Isabelle, Schülerin Le Sépey
«Es hat mir super viel Spass gemacht. Es waren nicht immer alle gleich motiviert. Umso schöner war das Endprodukt. Alex und seine Crew haben es geschafft, dass wir uns mit der Musik tatsächlich beschäftigt haben.»»


Lea, Schülerin in Thun
«Mich im Tanz auszudrücken, hat mich anfangs Überwindung gekostet. Ich glaube, da ging es fast allen gleich. Was daraus am Schluss geworden ist, fand ich dann doch ziemlich cool.»


Aldo Kropf, Verwaltungsratspräsident des Gstaad Menuhin Festivals
«Ich fand es erstaunlich, wie viel Rhythmusgefühl zum Teil in den Kindern steckt.Sie haben eine grossartiges Programm geboten.


Elisabeth und Chläusel aus Zweisimmen, Besucher am Sinfoniekonzert
«Es war unser erstes klassisches Konzert, dass wir je besucht haben.» Chläusel: «Ich fand das Orchester beeindruckend.
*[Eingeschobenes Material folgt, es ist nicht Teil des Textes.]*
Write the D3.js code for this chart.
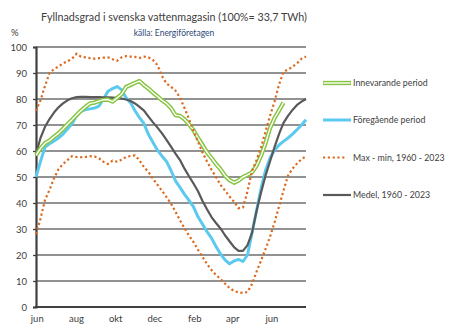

Und der Kontakt zwischen den Solistinnen war auch bemerkenswert.» Elisabeth: «Ich war zu Beginn fast ein wenig überfordert. Aber nach einer gewissen Eingewöhnung fand ich den Abend wirklich super.»


Marianne, Musikerin und Besucherin im Festivalzelt
«Wenn ich dieses aussergewöhnliche Konzert mit einem Wort beschreiben müsste, käme mir als erstes ‹emotional› in den Sinn. Hier wurde heute Abend ganz Grosses geboten.»


Esther, Platzanweiserin im Festivalzelt
«Ich wohne in Belp und das ist mein zweites Festival als Platzanweiserin. Ich werde auch nächstes Jahr gern wieder den Weg auf mich nehmen, denn es sind fantastische Erfahrungen, die ich bereits sammeln durfte. Und als ich hörte, dass Andrey Boreyko als Ersatzdirigent kommt, war ich begeistert. Ich habe ihn bereits in Bern erlebt und finde ihn hinreissend.»


Fiona und Leander mit Vater Tobias aus Allschwil, Besucher am Sinfoniekonzert
«Fiona hat zum zehnten Geburtstag einen Ausflug nach Gstaad bekommen. Da haben wir die Gelegenheit genutzt und das Abschlusskonzert besucht. Für mich war es etwas Besonderes, denn ich habe beide Stücke schon selber gespielt.» Fiona: «Ich fand es ganz, ganz toll.» Leander: «Es war ganz schön lang, aber trotzdem schön.»